Help me use this phone
One awesome potential use for a virtual personal assistant is to get tutorials about how to use your new smartphone. Unfortunately, Cortana’s help system is extremely limited. Asking her, “What can I say?” is about the extent of it and then all she does is give you a list of categories ON THE SCREEN. Not helpful! A decade ago, Windows Mobile had a much more pervasive speech interface help system where you could ask “What can I say?” and it would speak out all of the categories that you could learn about, then you could respond with which category you wanted to hear more about, and it could then tell you more about the commands it could understand.
But even that is not enough. Sure that was cool 10 years ago, but a speech UI should be way more helpful by now! I should be able to say, “Cortana, can you show me how to rearrange these tiles on my start screen?” and then she would speak instructions to me while I interact with the phone’s start screen tiles.
She should also help me install apps. If I say, “Is there an Instagram app for this phone?”, Cortana should respond with, “Yes, there are several. Would you like to install one?” at which point I could say, “Please install the top rated Instagram app.” and she would say, “I’ll install 6Tag the next time you’re connected to WiFi.” Instead, guess what Cortana does when you say, “Is there an Instagram app for this phone?” That’s right, she displays a web page link to the iTunes App Store page for the iPhone version of Instagram… effectively saying, “Why don’t you use an iPhone instead?” That’s kind of embarrassing.
Missing features from 10 years ago
As mentioned, Microsoft used to have a great smartphone speech UI. Cortana is pretty awesome, too, but she’s missing out on a lot that the old guys could do many years ago. Besides the option to read appointment reminders aloud, which was indispensable when on the go, the old Windows Mobile Voice Command did a lot of other things that still don’t have an equal. For example, I could ask my smartphone, “What is my battery level?” and Voice Command would respond by speaking the percentage level to me in my Bluetooth headset. If only Cortana had that capability, perhaps I could ask her, “When am I going to have to recharge my phone again?” and she could say, “You have about 2 hours of remaining battery life.” Voice command also supported asking about signal strength, listing missed calls, changing the ringer volume, and turning on vibrate mode. How strange is it that we still can’t say, “Cortana, mute all sounds” or “Set my phone to vibrate mode”?

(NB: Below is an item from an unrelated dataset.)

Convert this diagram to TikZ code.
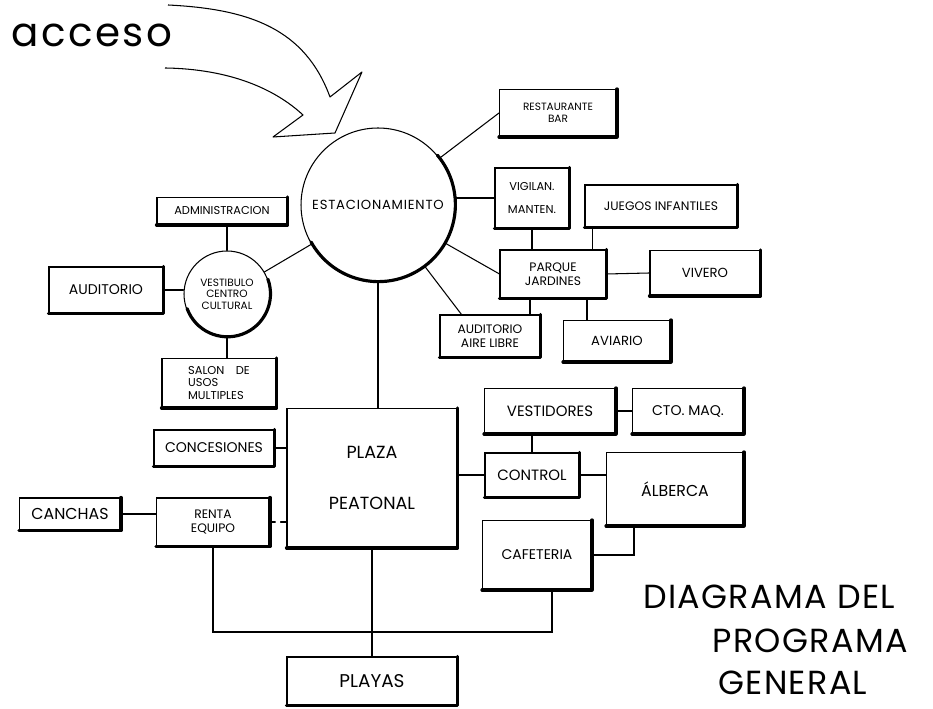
\documentclass[tikz,border=0pt]{standalone}
\usepackage{fontspec}
\setmainfont{Poppins}
\newfontfamily\widefont{Poppins}[LetterSpace=6]
\newfontfamily\titlefont{Poppins}[LetterSpace=4]
\usetikzlibrary{positioning}

\begin{document}
\begin{tikzpicture}[
  x=0.02cm,y=0.02cm,
  link/.style={semithick,line cap=round},
  box/.style={draw,semithick,align=center,inner sep=1pt,
    font=\fontsize{7.5}{8.5}\selectfont},
  hall/.style={draw,circle,semithick,align=center,inner sep=0pt,
    font=\fontsize{7.5}{8.5}\selectfont},
  shade/.style={line width=1.8pt,line cap=round,line join=round},
  title/.style={anchor=base west,inner sep=0pt,font=\titlefont\fontsize{19}{22}\selectfont}
]
  \useasboundingbox (0,0) rectangle (933,709);

  \node[font=\widefont\fontsize{23}{26}\selectfont,inner sep=0pt] (acceso) at (92,674) {acceso};
  \draw[semithick,line join=round] (168,704) .. controls (250,700) and (305,680) .. (330,612)
    -- (362,637) -- (335,576) -- (273,572) -- (303,594)
    .. controls (275,620) and (230,640) .. (165,641);

  \node[hall,minimum size=3.08cm,font=\widefont\fontsize{7.5}{8.5}\selectfont]
    (estacionamiento) at (378,504) {ESTACIONAMIENTO};
  \node[hall,minimum size=1.72cm,font=\fontsize{6}{6.5}\selectfont] (vestibulo) at (227,415)
    {VESTIBULO\\CENTRO\\CULTURAL};

  \node[box,minimum width=2.34cm,minimum height=0.94cm,font=\fontsize{6}{6.5}\selectfont]
    (restaurante) at (558,596) {RESTAURANTE\\BAR};
  \node[box,minimum width=1.48cm,minimum height=1.2cm,font=\fontsize{6.5}{7}\selectfont]
    (vigilancia) at (532,511) {VIGILAN.\\[6pt]MANTEN.};
  \node[box,minimum width=3.04cm,minimum height=0.84cm,font=\fontsize{7}{8}\selectfont]
    (juegos) at (661,503) {JUEGOS INFANTILES};
  \node[box,minimum width=2.12cm,minimum height=0.96cm,font=\fontsize{7}{8}\selectfont]
    (parque) at (553,435) {PARQUE\\JARDINES};
  \node[box,minimum width=2.2cm,minimum height=0.9cm] (vivero) at (705,436) {VIVERO};
  \node[box,minimum width=2cm,minimum height=0.84cm,font=\fontsize{7}{8}\selectfont]
    (airelibre) at (490,373) {AUDITORIO\\AIRE LIBRE};
  \node[box,minimum width=2.14cm,minimum height=0.82cm] (aviario) at (617,368) {AVIARIO};
  \node[box,minimum width=2.6cm,minimum height=0.54cm,font=\fontsize{6.5}{7}\selectfont]
    (administracion) at (222,498) {ADMINISTRACION};
  \node[box,minimum width=2.28cm,minimum height=0.92cm,font=\fontsize{8}{9}\selectfont]
    (auditorio) at (106,419) {AUDITORIO};
  \node[box,minimum width=2.28cm,minimum height=0.98cm,align=left,font=\fontsize{6.5}{7}\selectfont]
    (salon) at (219,326) {SALON\quad DE\\USOS\\MULTIPLES};
  \node[box,minimum width=3.4cm,minimum height=2.78cm,font=\fontsize{10}{12}\selectfont]
    (plaza) at (372,231) {PLAZA\\[17pt]PEATONAL};
  \node[box,minimum width=2.4cm,minimum height=0.72cm,font=\fontsize{8}{9}\selectfont]
    (concesiones) at (214,261) {CONCESIONES};
  \node[box,minimum width=2.02cm,minimum height=0.64cm,font=\fontsize{9}{10}\selectfont]
    (canchas) at (70,195) {CANCHAS};
  \node[box,minimum width=2.26cm,minimum height=0.96cm,font=\fontsize{7}{8}\selectfont]
    (renta) at (213,187) {RENTA\\EQUIPO};
  \node[box,minimum width=3.4cm,minimum height=0.96cm,font=\fontsize{10.5}{12}\selectfont]
    (playas) at (372,28) {PLAYAS};
  \node[box,minimum width=2.62cm,minimum height=0.9cm,font=\fontsize{8.5}{9.5}\selectfont]
    (vestidores) at (550,298) {VESTIDORES};
  \node[box,minimum width=2.22cm,minimum height=0.9cm,font=\fontsize{8}{9}\selectfont]
    (cuartomaq) at (688,298) {CTO. MAQ.};
  \node[box,minimum width=1.88cm,minimum height=0.88cm,font=\fontsize{8.5}{9.5}\selectfont]
    (control) at (532,234) {CONTROL};
  \node[box,minimum width=2.74cm,minimum height=1.46cm,font=\fontsize{9}{10}\selectfont]
    (alberca) at (675,220) {ÁLBERCA};
  \node[box,minimum width=2.18cm,minimum height=1.38cm,font=\fontsize{8}{9}\selectfont]
    (cafeteria) at (537,154) {CAFETERIA};

  \foreach \n in {restaurante,vigilancia,juegos,parque,vivero,airelibre,aviario,
      administracion,auditorio,salon,plaza,concesiones,canchas,renta,playas,
      vestidores,cuartomaq,control,alberca,cafeteria}
    \draw[shade] (\n.north east) -- (\n.south east) -- (\n.south west);
  \draw[shade] (estacionamiento.40) arc[start angle=40,end angle=-151,radius=1.54cm];
  \draw[shade] (vestibulo.20) arc[start angle=20,end angle=-160,radius=0.86cm];

  \draw[link] (estacionamiento) -- (restaurante.west);
  \draw[link] (vigilancia.west) -- (vigilancia.west -| estacionamiento.east);
  \draw[link] (estacionamiento) -- (parque.west);
  \draw[link] (estacionamiento) -- ([xshift=0.44cm]airelibre.north west);
  \draw[link] (estacionamiento) -- (vestibulo);
  \draw[link] (estacionamiento.south) -- (estacionamiento.south |- plaza.north);
  \draw[link] (vigilancia.south) -- (vigilancia.south |- parque.north);
  \draw[link] ([xshift=0.16cm]juegos.south west) -- ([xshift=0.16cm]juegos.south west |- parque.north);
  \draw[link] (parque.east) -- (vivero.west);
  \draw[link] ([xshift=-0.6cm]aviario.north) -- ([xshift=-0.6cm]aviario.north |- parque.south);
  \draw[link] ([xshift=-0.46cm]parque.south) -- ([xshift=-0.46cm]parque.south |- airelibre.north);
  \draw[link] (vestibulo.north) -- (vestibulo.north |- administracion.south);
  \draw[link] (auditorio.east) -- (auditorio.east -| vestibulo.west);
  \draw[link] (vestibulo.south) -- (vestibulo.south |- salon.north);
  \draw[link] (concesiones.east) -- (concesiones.east -| plaza.west);
  \draw[link,dashed] (renta.east) -- (renta.east -| plaza.west);
  \draw[link] (canchas.east) -- (canchas.east -| renta.west);
  \draw[link] (vestidores.east) -- (cuartomaq.west);
  \draw[link] (control.north) -- (control.north |- vestidores.south);
  \draw[link] (control.west) -- (control.west -| plaza.east);
  \draw[link] (control.east) -- (control.east -| alberca.west);
  \draw[link] ([xshift=0.56cm]alberca.south west) |- (cafeteria.east);
  \coordinate (bus) at (372,77);
  \draw[link] (renta.south) |- (bus) -| ([xshift=0.3cm]cafeteria.south);
  \draw[link] (plaza.south) -- (playas.north);

  \node[title] (diagrama) at (643,100) {DIAGRAMA DEL};
  \node[title] (programa) at (712,56) {PROGRAMA};
  \node[title] (general) at (718,14) {GENERAL};
\end{tikzpicture}
\end{document}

Longer dictation recognition
Cortana’s speech to text feature is still pretty limited too. She’ll often stop listening in the middle of a long sentence and not translate correctly. My colleague Michael Fisher wishes you could speak punctuation names and have those added to the recognition. Personally, I wish it was smarter than that and had some grammar autocorrect features for full sentences. It should also be able to detect pauses and tone inflections in my voice. A pause would probably add some type of punctuation as should a list. Maybe that’s asking too much right now though.
Cortana certainly deserves some forgiveness since she’s currently in beta (and even Windows Phone 8.1 is in beta), but then again, Microsoft has been doing the speech UI thing for many years. It should be far more advanced by now or at least as capable as what we had in the old days.
Cortana was named after a fictional key artificial intelligence character in the Halo video games set about 500 years from now. By then she’ll be able to hack and interface with alien computer systems and even finish your sentences. She can speak to you while you’re deep in battle and provide valuable information without distracting you from your current objective. Unfortunately Windows Phone’s current version of Cortana frequently requires you to stop what you’re doing and interact with the display. If Master Chief had to do that on Halo, he wouldn’t last very long at all.